Error Apparent on the Face of the Record
Smith first argues she did not receive the required notice of the dispositive hearing. We presume that a trial court "will hear a case only when notice has been given to all parties," and a defendant overcomes that presumption "by affirmatively showing lack of notice." Still v. Kilgore Indep. Sch. Dist., No. 12-14-00032-CV, 2015 WL 1393530, at *2 (Tex. App.-Tyler Mar. 25, 2015, no pet.) (mem. op.). "This burden may not be discharged by mere allegations, unsupported by affidavits or other competent evidence, that the appellant did not receive proper notice." Campsey, 111 S.W.3d at 772.

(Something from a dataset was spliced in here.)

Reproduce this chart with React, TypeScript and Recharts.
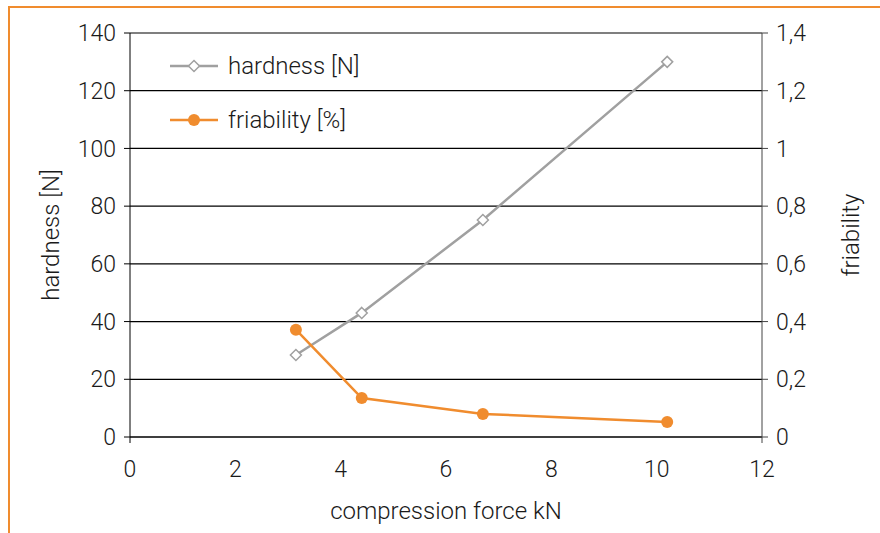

Here, Smith does not identify any part of the record that affirmatively shows she lacked notice of the dispositive hearing. See id. Furthermore, as the County notes, the record shows its attorney told the trial court that Smith had been sent notice of the dispositive hearing and instructions for how to virtually participate in that hearing by both mail and e-mail. See Still, 2015 WL 1393530, at *2-3 (holding record did not affirmatively show lack of notice to appellant because, inter alia, "[a]t trial, Appellees' attorney claimed that he notified [appellant] of the trial setting"). Because the record does not affirmatively show error regarding Smith's notice of the dispositive hearing, we overrule her first issue. See id.
Smith next contends she did not receive timely notice of the final judgment and was therefore denied an opportunity to file post-judgment motions or a notice of ordinary appeal. After the trial court signed the judgment on November 8, 2022, Texas Rule of Civil Procedure 306a(3) required the trial court clerk to "immediately send the judgment . . . to the parties[.]" Tex.R.Civ.P. 306a(3). The record in this case is silent as to whether the clerk did so. Significantly, however, Rule 306a does not require the clerk to record when or if that notice was sent. See generally Tex. R. Civ. P. 306a. When "the rules do not impose upon the clerk an affirmative duty to record the mailing of the required notices . . . the absence of proof in the record that notice was provided does not establish error on the face of the record." Ginn v. Forrester, 282 S.W.3d 430, 433 (Tex. 2009) (per curiam). Where, as here, the record is silent as to when or if a required notice was sent to a party, we may not infer error based on that silent record. See Alexander, 134 S.W.3d at 849-50; Gen. Elec. Co. v. Falcon Ridge Apartments, Joint Venture, 811 S.W.2d 942, 943-44 (Tex. 1991). We therefore overrule Smith's second issue.
Conclusion
We deny the County's motion to dismiss this appeal for want of jurisdiction. Because Smith has not identified any error apparent on the face of the record, we overrule her issues on appeal and affirm the trial court's judgment.